Der Bucheli mit dem Zwiebeldach

Sie ist bei den Wettervorhersagen genau so zuverlässig wie SRF Meteo. Nur, sie stammt aus einer anderen Zeit und ist eine der letzten ihrer Art: Die Wettersäule beim Pärkli an der St.Galler Poststrasse ist in diesem Jahr wahrscheinlich 100 Jahre alt geworden.  
Von  Harry Rosenbaum

Wird es bald regnen, oder bleibt es trocken? Das ist in unseren Breiten die wohl wichtigste Wetterfrage. Bei der Beantwortung spielt die Luftfeuchtigkeit eine nicht unwesentliche Rolle. Im pittoresken Häuschen an der Poststrasse wird sie angezeigt. Wie aber misst der St.Galler Hygrometer diesen Wert? «Mit integrierten Menschenhaaren», sagt Karl Vögeli. «Blondes Haar eignet sich dabei besser als dunkles, weil es dehnbarer ist».

Haarige Technik

Wettersäulen-Spezialist Vögeli betreibt in Degersheim eine Werkstatt für die Restaurierung der Thermohygroskopen und Wettertelegraphen. Bei Revisionen werden die Haare im Ultraschallbad gereinigt, und wenn sie nicht brüchig sind, können sie wie im St. Galler Fall wieder eingesetzt werden.

Wettersäulen wurden fast ausschliesslich von der deutschen Firma Wilhelm Lambrecht in Göttingen gebaut. In der Broschüre «Lambrecht’s Thermohygroskop und Wettertelegraph» wird das Messen der Luftfeuchtigkeit so beschrieben: «Das Thermohygroskop ist die Verbindung eines thermoskopischen und eines hygroskopischen Elementes in der Art, dass ein einziger Zeiger die Schwankungen, sei es der sogenannten relativen Feuchtigkeit, sei es der absoluten Feuchtigkeit durch das Zusammenwirken von Wärme und Feuchtigkeit zur Anschauung bringt.»

wetter2Die St.Galler Wettersäule dürfte in diesem Jahr mindestens 100 sein.
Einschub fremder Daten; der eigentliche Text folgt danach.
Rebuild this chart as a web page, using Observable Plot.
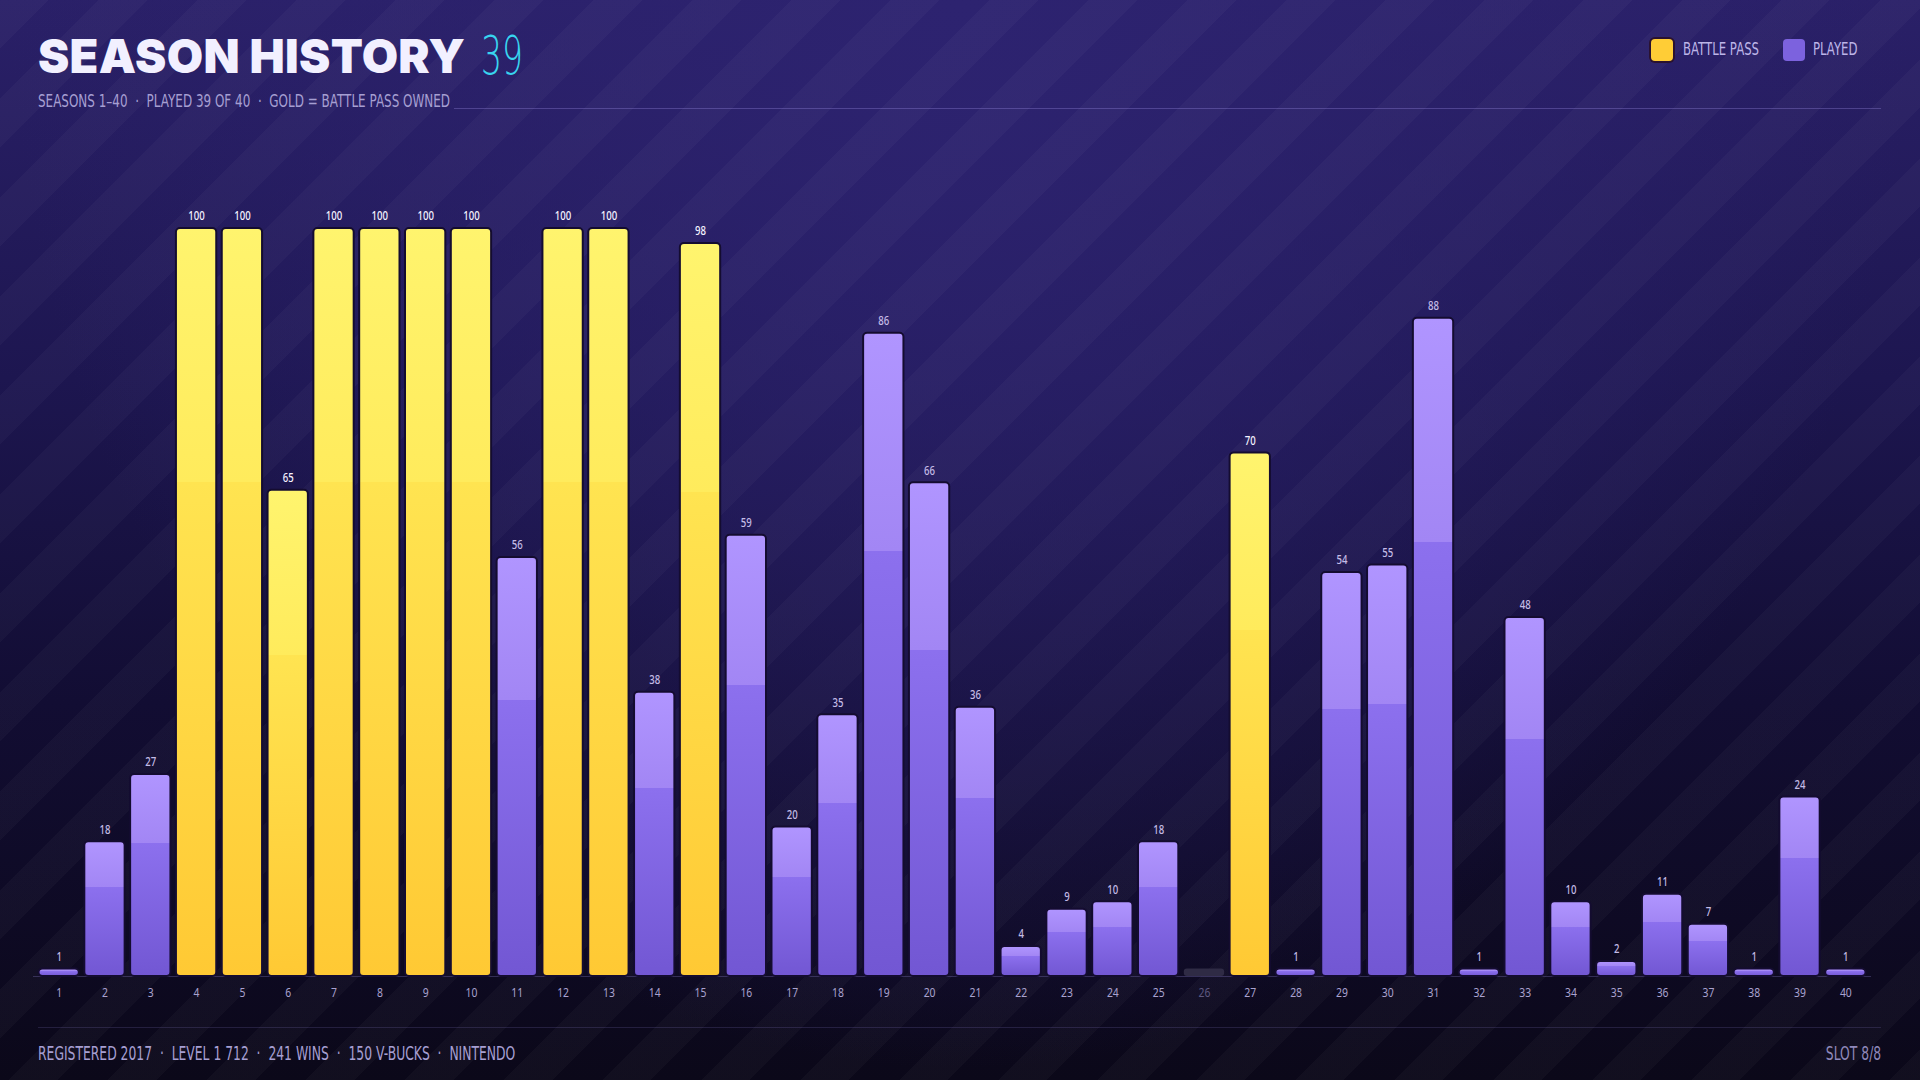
<!DOCTYPE html>
<html>
<head>
<meta charset="utf-8">
<script src="https://cdn.jsdelivr.net/npm/d3@7"></script>
<script src="https://cdn.jsdelivr.net/npm/@observablehq/plot@0.6"></script>
<style>
  html, body { margin: 0; padding: 0; }
  body {
    width: 1920px; height: 1080px; overflow: hidden; position: relative;
    background:
      repeating-linear-gradient(135deg, rgba(255,255,255,0.026) 0 34px, rgba(255,255,255,0) 34px 70px),
      radial-gradient(ellipse at 50% 0%, #2d2370 0%, rgba(45,35,112,0) 70%),
      linear-gradient(180deg, #2a2068 0%, #1d1650 35%, #120d33 65%, #0b0819 100%);
    font-family: "DejaVu Sans", sans-serif;
  }
  .sq { display: inline-block; transform: scaleX(0.65); transform-origin: left center; white-space: nowrap; }
  .sqr { display: inline-block; transform: scaleX(0.65); transform-origin: right center; white-space: nowrap; }
  #title { position: absolute; left: 38px; top: 27px; white-space: nowrap; }
  #title .main { font-family: "Inter", "Lato", sans-serif; font-weight: 900; font-size: 47px; color: #f2f0ff; letter-spacing: 0.3px; }
  #num { position: absolute; left: 481px; top: 24px; font-size: 54px; color: #38d4ef; font-weight: 300; transform: scaleX(0.61); }
  #sub { position: absolute; left: 38px; top: 90px; font-size: 18px; color: #a69fd2; transform: scaleX(0.665); }
  #subline { position: absolute; left: 454px; top: 108px; width: 1427px; height: 1px; background: rgba(150,135,220,0.35); }
  .sw { position: absolute; width: 22px; height: 22px; border-radius: 4px; top: 39px; }
  .lab { position: absolute; top: 38px; font-size: 18px; color: #bdb5e8; }
  #chart { position: absolute; left: 0; top: 130px; }
  #footline { position: absolute; left: 38px; top: 1027px; width: 1843px; height: 1px; background: rgba(150,135,220,0.18); }
  #footl { position: absolute; left: 38px; top: 1042px; font-size: 19px; color: #a69fd2; }
  #footr { position: absolute; right: 39px; top: 1042px; font-size: 19px; color: #8f88ba; }
</style>
</head>
<body>
<div id="title"><span class="main">SEASON HISTORY</span></div>
<div id="num" class="sq">39</div>
<div id="sub" class="sq">SEASONS 1–40 &nbsp;·&nbsp; PLAYED 39 OF 40 &nbsp;·&nbsp; GOLD = BATTLE PASS OWNED</div>
<div id="subline"></div>
<div class="sw" style="left:1651px;background:#ffcd36;box-shadow:0 0 0 2px #2a1230;"></div>
<div class="lab sq" style="left:1683px;">BATTLE PASS</div>
<div class="sw" style="left:1783px;background:#7c62de;"></div>
<div class="lab sq" style="left:1813px;">PLAYED</div>
<div id="chart"></div>
<div id="footline"></div>
<div id="footl" class="sq">REGISTERED 2017 &nbsp;·&nbsp; LEVEL 1 712 &nbsp;·&nbsp; 241 WINS &nbsp;·&nbsp; 150 V-BUCKS &nbsp;·&nbsp; NINTENDO</div>
<div id="footr" class="sqr">SLOT 8/8</div>
<script>
// Data
const seasons = d3.range(1, 41);
const tiers = [1, 18, 27, 100, 100, 65, 100, 100, 100, 100,
               56, 100, 100, 38, 98, 59, 20, 35, 86, 66,
               36, 4, 9, 10, 18, 0, 70, 1, 54, 55,
               88, 1, 48, 10, 2, 11, 7, 1, 24, 1];
const battlePass = [4, 5, 6, 7, 8, 9, 10, 12, 13, 15, 27];
const unplayed = [26];
const stubValue = 1;

const rows = seasons.map((s, i) => ({
  season: String(s),
  tier: tiers[i],
  bp: battlePass.includes(s),
  played: !unplayed.includes(s)
}));
const playedRows = rows.filter(d => d.played);
const unplayedRows = rows.filter(d => !d.played);

const W = 1920, H = 880;
const plot = Plot.plot({
  width: W,
  height: H,
  marginLeft: 33,
  marginRight: 49,
  marginTop: 98,
  marginBottom: 34,
  style: { background: "transparent", overflow: "visible" },
  x: { type: "band", domain: seasons.map(String), paddingInner: 0.12, paddingOuter: 0.12, axis: null },
  y: { domain: [0, 100], axis: null },
  marks: [
    Plot.ruleY([0], { stroke: "#6f63a8", strokeOpacity: 0.4, strokeWidth: 1 }),
    Plot.barY(unplayedRows, { x: "season", y: () => stubValue, fill: "#2f2b45", rx: 3 }),
    Plot.barY(playedRows, {
      x: "season", y: "tier",
      fill: d => d.bp ? "url(#gradGold)" : "url(#gradPurple)",
      stroke: "#140c30", strokeWidth: 2, rx: 4
    }),
    Plot.text(playedRows, {
      x: "season", y: "tier", dy: -12, text: d => String(d.tier),
      fill: d => d.bp ? "#f4f2ff" : "#c4bce6",
      fontSize: 12, fontWeight: 500,
      className: "vlab"
    }),
    Plot.text(rows, {
      x: "season", y: 0, dy: 16, text: "season",
      fill: d => d.played ? "#a9a2cf" : "#5e5880",
      fontSize: 13,
      className: "tlab"
    })
  ]
});

// gradients
const svg = d3.select(plot);
const defs = svg.insert("defs", ":first-child");
const g1 = defs.append("linearGradient").attr("id", "gradGold").attr("x1", 0).attr("y1", 0).attr("x2", 0).attr("y2", 1);
[["0%", "#fff46e"], ["34%", "#ffeb5c"], ["34%", "#ffe451"], ["100%", "#ffc934"]].forEach(([o, c]) =>
  g1.append("stop").attr("offset", o).attr("stop-color", c));
const g2 = defs.append("linearGradient").attr("id", "gradPurple").attr("x1", 0).attr("y1", 0).attr("x2", 0).attr("y2", 1);
[["0%", "#b095ff"], ["34%", "#a286f4"], ["34%", "#8c70ee"], ["100%", "#7257d3"]].forEach(([o, c]) =>
  g2.append("stop").attr("offset", o).attr("stop-color", c));

// condense label glyphs horizontally, like the reference's narrow face
svg.selectAll(".vlab text, .tlab text").each(function () {
  const t = d3.select(this);
  const tr = t.attr("transform") || "";
  t.attr("transform", tr + " scale(0.8,1)");
});
svg.selectAll(".vlab text, .tlab text").each(function () {
  const t = d3.select(this);
  const x = +t.attr("x") || 0;
  if (x) t.attr("x", x / 0.8);
});

document.getElementById("chart").appendChild(plot);
</script>
</body>
</html>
Wann sie genau aufgestellt worden ist, lässt sich nicht belegen. Sicher ist, dass sie zwischen 1900 und 1915 bei Lambrecht in Auftrag gegeben wurde. Die Wettersäulen wurden häufig als Touristeninformation in Kurorten aufgestellt, fanden aber auch in den Städten und in der Landwirtschaft grosse Beachtung. Ursprünglich gab es in St.Gallen drei Wettersäulen. Sie wurden wahrscheinlich vom Fremdenverkehrsverein eingerichtet. Die letzte verbliebene Station, die auch schon als «Bucheli mit Zwiebeldach» bezeichnet worden ist, befindet sich heute im Besitz der Stadt und wird vom Strasseninspektorat betreut.

Populär trotz Internet

Vögeli hat 2011 die Wettersäule an der Poststrasse restauriert. Der originale Barometer, Thermometer und Feuchtigkeitsmesser waren noch funktionstüchtig und mussten lediglich gereinigt und kalibriert werden. Ersetzt wurde der Metograph, das Registriergerät. Es ist bereits 1974 ausgewechselt worden.

Vögeli schätzt, dass es in der Schweiz noch 25 bis 35 dieser mechanisch arbeitenden Wetterstationen gibt. Sie seien etwas langsamer als die modernen, mit Sensoren und Computern ausgerüsteten Anlagen, aber in punkto Präzision ebenbürtig. Erstaunlich ist, dass sich trotz Meteodaten im Internet und auf Smartphonen die historischen Wettersäulen noch immer grosser Beliebtheit erfreuen. «Wenn wir eine dieser Stationen zur Restaurierung abholen, vergewissern sich die Leute immer, dass wir die Station auch wieder zurückbringen», sagt Vögeli.